Fighting Back Against the National Insurance Hike


A couple of months ago, we wrote an article for the Schmidt Tax Report about ways of saving national insurance entirely legitimately by intelligent structuring of the way you receive your income. It’s almost as if we had been prescient, because, of course, we’ve now had the announcement that the government is breaking its manifesto pledge and hiking both employers and employee’s national insurance contributions rates. Naturally, most of the publicity has been about the 1.25% increase in how much employees suffer on their earnings, and our recent article was all about how to save paying excessive amounts of individual NI. But what took a bit more trawling through the journalistic “write up” of the government announcement is the fact that employers too are seeing a 1.25% increase, it seems, on their contributions.


An Easy Target


It’s not often I find myself agreeing with the political commentary you find in The Guardian, but they’ve made the very valid point that the government announcements are exploiting a general public lack of understanding about what national insurance really is. I’m focusing here on what you might call “the other side of the coin”, which is the amount that employers pay on top of the contributions deducted from employees, referred to euphemistically (ie wrongly) as an “employer’s national insurance contribution”.

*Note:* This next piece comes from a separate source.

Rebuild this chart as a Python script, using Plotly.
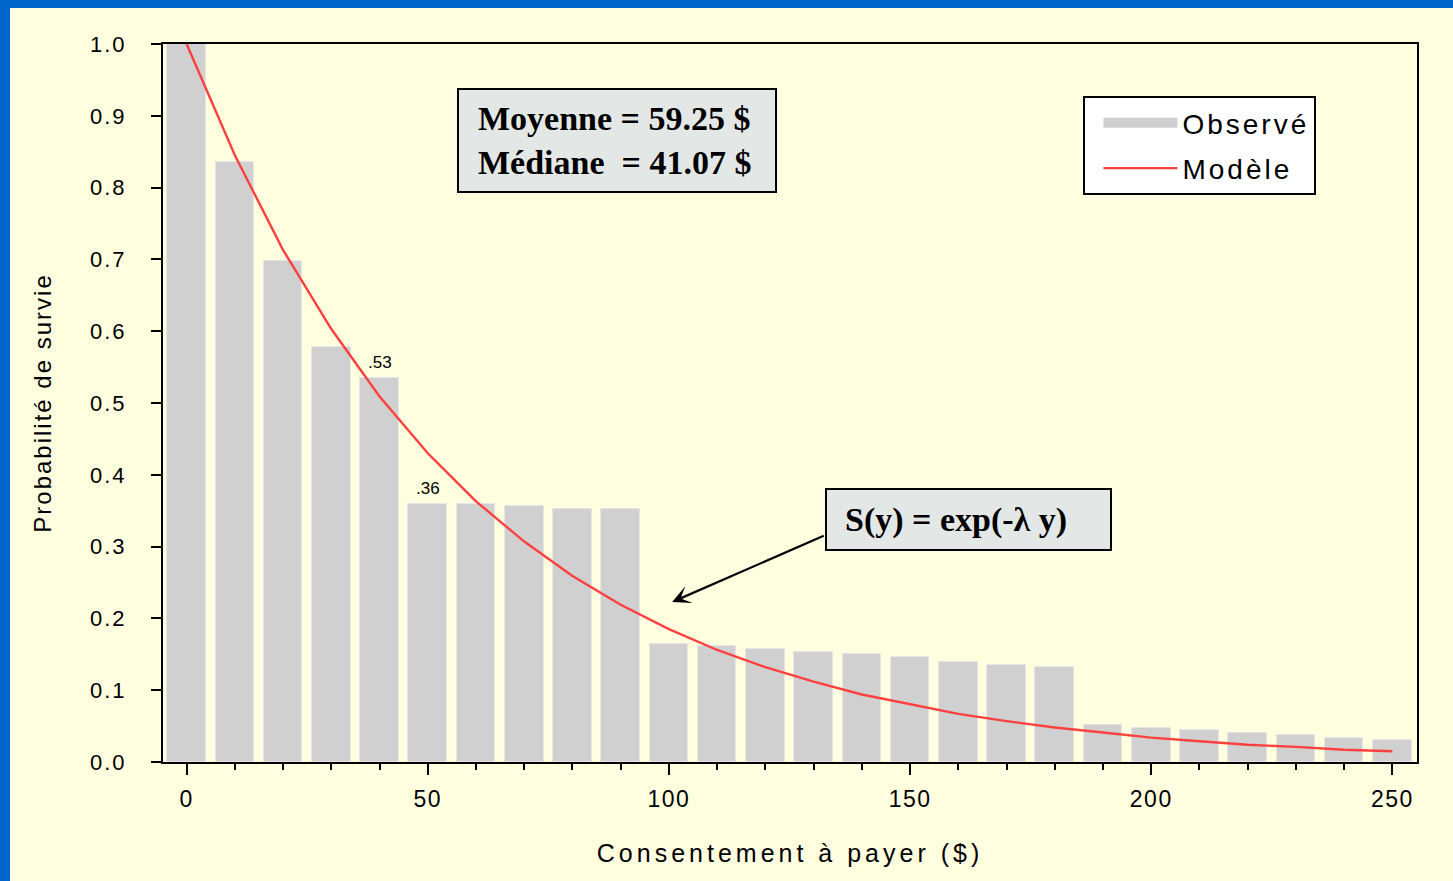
import plotly.graph_objects as go

# ---- data ----
wtp = [0, 10, 20, 30, 40, 50, 60, 70, 80, 90, 100, 110, 120, 130, 140, 150,
       160, 170, 180, 190, 200, 210, 220, 230, 240, 250]
observed = [1.0, 0.835, 0.698, 0.578, 0.535, 0.36, 0.36, 0.357, 0.353, 0.353,
            0.165, 0.162, 0.157, 0.153, 0.150, 0.146, 0.139, 0.135, 0.132,
            0.052, 0.048, 0.044, 0.041, 0.037, 0.034, 0.030]
model = [1.0, 0.845, 0.713, 0.603, 0.509, 0.430, 0.363, 0.307, 0.259, 0.219,
         0.185, 0.156, 0.132, 0.112, 0.094, 0.080, 0.067, 0.057, 0.048, 0.041,
         0.034, 0.029, 0.024, 0.021, 0.017, 0.015]
y_ticks = [0.0, 0.1, 0.2, 0.3, 0.4, 0.5, 0.6, 0.7, 0.8, 0.9, 1.0]
x_ticks = [0, 50, 100, 150, 200, 250]
labelled = [(40, 0.535, ".53"), (50, 0.36, ".36")]
stats_text = "Moyenne = 59.25 $<br>Médiane  = 41.07 $"
formula_text = "S(y) = exp(-λ y)"

BG = "#FFFFE0"
BLUE = "#0066CC"
BOX = "#E3E8E6"
BAR = "#D0D0D0"
RED = "#FF4040"
SANS = "Liberation Sans, Arial, sans-serif"
SERIF = "Liberation Serif, Times New Roman, serif"

fig = go.Figure()
fig.add_trace(go.Bar(x=wtp, y=observed, width=8, name="Observé", showlegend=False,
                     marker=dict(color=BAR, line=dict(color="#E6E6E6", width=1))))
# legend swatch for the bars (wide grey block like the original legend)
fig.add_trace(go.Scatter(x=[None], y=[None], mode="lines", name="Observé", legendgroup="a",
                         line=dict(color=BAR, width=10)))
fig.add_trace(go.Scatter(x=wtp, y=model, mode="lines", name="Modèle", legendgroup="b",
                         line=dict(color=RED, width=2.4)))

annotations = []
for xv, yv, txt in labelled:
    annotations.append(dict(x=xv, y=yv, text=txt, showarrow=False, xref="x", yref="y",
                            yanchor="bottom", yshift=4, font=dict(family=SANS, size=17, color="black")))
# stats box (frame) + text
annotations.append(dict(x=89.2, y=0.8656, xref="x", yref="y", text=" ", showarrow=False,
                        width=316, height=101, bgcolor=BOX, bordercolor="black",
                        borderwidth=2, borderpad=0, font=dict(size=10)))
annotations.append(dict(x=60.0, y=0.8656, xref="x", yref="y", text=stats_text, showarrow=False,
                        xanchor="left", align="left",
                        font=dict(family=SERIF, size=34, color="black", weight="bold")))
# formula box (frame) + text
annotations.append(dict(x=162.1, y=0.3377, xref="x", yref="y", text=" ", showarrow=False,
                        width=283, height=59, bgcolor=BOX, bordercolor="black",
                        borderwidth=2, borderpad=0, font=dict(size=10)))
annotations.append(dict(x=136.0, y=0.3377, xref="x", yref="y", text=formula_text, showarrow=False,
                        xanchor="left", align="left",
                        font=dict(family=SERIF, size=34, color="black", weight="bold")))
annotations.append(dict(x=100.65, y=0.2228, ax=132.4, ay=0.316, xref="x", yref="y",
                        axref="x", ayref="y", text="", showarrow=True, arrowhead=3,
                        arrowsize=1.4, arrowwidth=2.2, arrowcolor="black", standoff=0))

shapes = [
    dict(type="rect", xref="paper", yref="paper", x0=-0.131, x1=-0.122, y0=-0.17, y1=1.07,
         fillcolor=BLUE, line=dict(width=0), layer="above"),
    dict(type="rect", xref="paper", yref="paper", x0=-0.131, x1=1.03, y0=1.0501, y1=1.07,
         fillcolor=BLUE, line=dict(width=0), layer="above"),
]

fig.update_layout(
    width=1453, height=881,
    margin=dict(l=163, r=36, t=44, b=119),
    paper_bgcolor=BG, plot_bgcolor=BG,
    bargap=0,
    annotations=annotations, shapes=shapes,
    legend=dict(x=0.734, y=0.9276, xanchor="left", yanchor="top", bgcolor="white",
                bordercolor="black", borderwidth=2, itemwidth=74, indentation=13,
                font=dict(family=SANS, size=28, color="black"), tracegroupgap=6),
    font=dict(family=SANS, color="black"),
)
fig.update_xaxes(range=[-4.9, 255.1], tickvals=x_ticks, ticks="outside", ticklen=11, tickwidth=2,
                 tickcolor="black", showline=True, linecolor="black", linewidth=2, mirror=True,
                 showgrid=False, zeroline=False, ticklabelstandoff=4,
                 tickfont=dict(family=SANS, size=23),
                 minor=dict(dtick=10, tick0=0, ticks="outside", ticklen=6, tickwidth=2, tickcolor="black"),
                 title=dict(text="Consentement à payer ($)", font=dict(family=SANS, size=25), standoff=34))
fig.update_yaxes(range=[0, 1], tickvals=y_ticks, tickformat=".1f", ticks="outside", ticklen=10,
                 tickwidth=2, tickcolor="black", showline=True, linecolor="black", linewidth=2,
                 mirror=True, showgrid=False, zeroline=False, ticklabelstandoff=20,
                 tickfont=dict(family=SANS, size=22),
                 title=dict(text="Probabilité de survie", font=dict(family=SANS, size=24), standoff=38))

# remove page margin and add letter spacing (as in the original typography)
post = """
document.body.style.margin = '0';
var st = document.createElement('style');
st.textContent = '.xtitle{letter-spacing:4px} .ytitle{letter-spacing:2px} ' +
                 '.xtick text{letter-spacing:1.5px} .ytick text{letter-spacing:2px} ' +
                 '.legendtext{letter-spacing:3px}';
document.head.appendChild(st);
var gd = document.getElementById('{plot_id}');
Plotly.relayout(gd, {'legend.font.size': 28.01});
"""

fig.write_html("out.html", post_script=post, config={"displayModeBar": False})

We’ve railed for a long time against this hypocritical description of what is really nothing more than a payroll tax. Employer’s national insurance contributions don’t actually serve to increase any benefit available to employees. As always, employers are an easy target for the government, because there aren’t many of them in comparison with the total number of voters: but of course it’s not exactly a devastating insight to point out that an extra 1.25% on the cost of employing your entire workforce is going to put some businesses, which operate on a tight margin, out of business. It will no longer to be viable to run businesses such as theirs: and at best this is going to be an inflationary move by the government since those businesses which are able to survive will do so by correspondingly increasing prices.


How To Save Employer’s NI


That’s the end of the Party Political Broadcast on behalf of the Cynics Party. Now let’s get down to the more constructive task of pointing out practical and legitimate ways of keeping the government’s shovel out of your stores.


First of all, we’ll be concentrating, here, on what you might call the “real” employees of the business. We’ve already talked at some length about avoiding triggering national insurance on what the owners/managers of the business take out themselves (although a few of the ideas that follow will also be applicable to them). The people who really need help, in the face of this latest “punch up the bracket” (to quote Tony Hancock) from HMRC are those who employ large amounts of third party staff and therefore have a big payroll tax (sorry, “employer’s NI”) levy to pay on top the wages bill.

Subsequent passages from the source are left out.